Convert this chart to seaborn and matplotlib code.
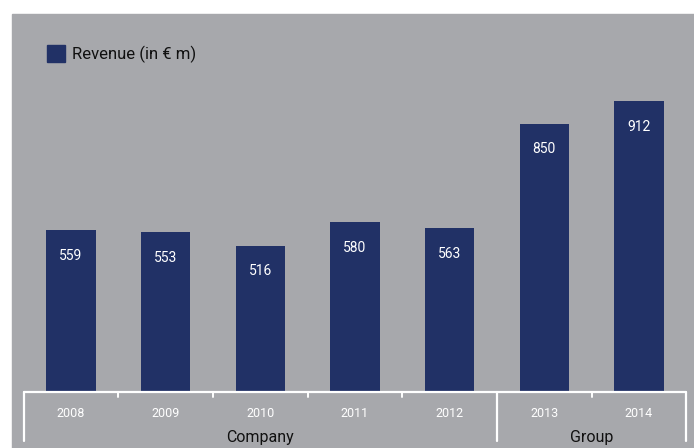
import matplotlib
matplotlib.use("Agg")
import matplotlib.pyplot as plt
import matplotlib.transforms as mtransforms
from matplotlib.patches import Rectangle
import seaborn as sns
import pandas as pd

# data
years = ["2008", "2009", "2010", "2011", "2012", "2013", "2014"]
revenue = [559, 553, 516, 580, 563, 850, 912]
groups = ["Company", "Company", "Company", "Company", "Company", "Group", "Group"]

bg_gray = "#a7a8ac"
bar_blue = "#213166"

sns.set_style("white")
plt.rcParams["font.family"] = ["Roboto", "DejaVu Sans"]

W, H = 694, 448
fig = plt.figure(figsize=(W / 100, H / 100), dpi=100)
fig.patch.set_facecolor("white")
fig.patches.append(Rectangle((12 / W, 0), 1 - 12 / W, (H - 14) / H,
                             transform=fig.transFigure, color=bg_gray, zorder=-5))

# axes placed in pixel terms
base_px = 392          # pixel row of the axis line (from top)
y_lo, y_hi = 115, 1000
px_per_unit = 0.365
ax_h = (y_hi - y_lo) * px_per_unit
ax = fig.add_axes([23.7 / W, (H - base_px) / H, 662.6 / W, ax_h / H])
ax.patch.set_alpha(0)

df = pd.DataFrame({"year": years, "revenue": revenue, "group": groups})
sns.barplot(data=df, x="year", y="revenue", color=bar_blue, saturation=1,
            width=0.52, linewidth=0, ax=ax, zorder=2)
ax.set_xlim(-0.5, len(years) - 0.5)
ax.set_ylim(y_lo, y_hi)

for i, v in enumerate(revenue):
    ax.annotate(str(v), (i, v), xytext=(0, -18.5), textcoords="offset points",
                ha="center", va="center", color="white", fontsize=10)

for s in ax.spines.values():
    s.set_visible(False)
ax.set_yticks([])
ax.set_xlabel("")
ax.set_ylabel("")
ax.tick_params(axis="x", length=0, pad=11, labelcolor="white", labelsize=9)

# axis line with group brackets
white = "white"
ax.axhline(y_lo, color=white, lw=1.6, clip_on=False, zorder=3)
trans = mtransforms.blended_transform_factory(ax.transData, ax.transAxes)
short = 5 / ax_h
long_ = 49 / ax_h
for xb in [0.5, 1.5, 2.5, 3.5, 5.5]:
    ax.plot([xb, xb], [0, -short], color=white, lw=1.4, transform=trans, clip_on=False)
for xb in [-0.5, 4.5, 6.5]:
    ax.plot([xb, xb], [0, -long_], color=white, lw=1.6, transform=trans, clip_on=False)

# group labels
for g in ["Company", "Group"]:
    idx = [i for i, gg in enumerate(groups) if gg == g]
    xc = (idx[0] + idx[-1]) / 2
    ax.text(xc, -50 / ax_h, g, transform=trans, ha="center", va="baseline",
            fontsize=11.5, color="#111111")

# legend
fig.patches.append(Rectangle((47 / W, 1 - 62 / H), 18 / W, 17 / H,
                             transform=fig.transFigure, color=bar_blue, zorder=3))
fig.text(72 / W, 1 - 54 / H, "Revenue (in € m)", ha="left", va="center",
         fontsize=12, color="#111111")

fig.savefig("out.png", dpi=100)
----
Scan the material and collect every line that contains "matplotlib".

Convert this chart to seaborn and matplotlib code.
import matplotlib
matplotlib.use("Agg")
import matplotlib.pyplot as plt
import matplotlib.transforms as mtransforms
from matplotlib.patches import Rectangle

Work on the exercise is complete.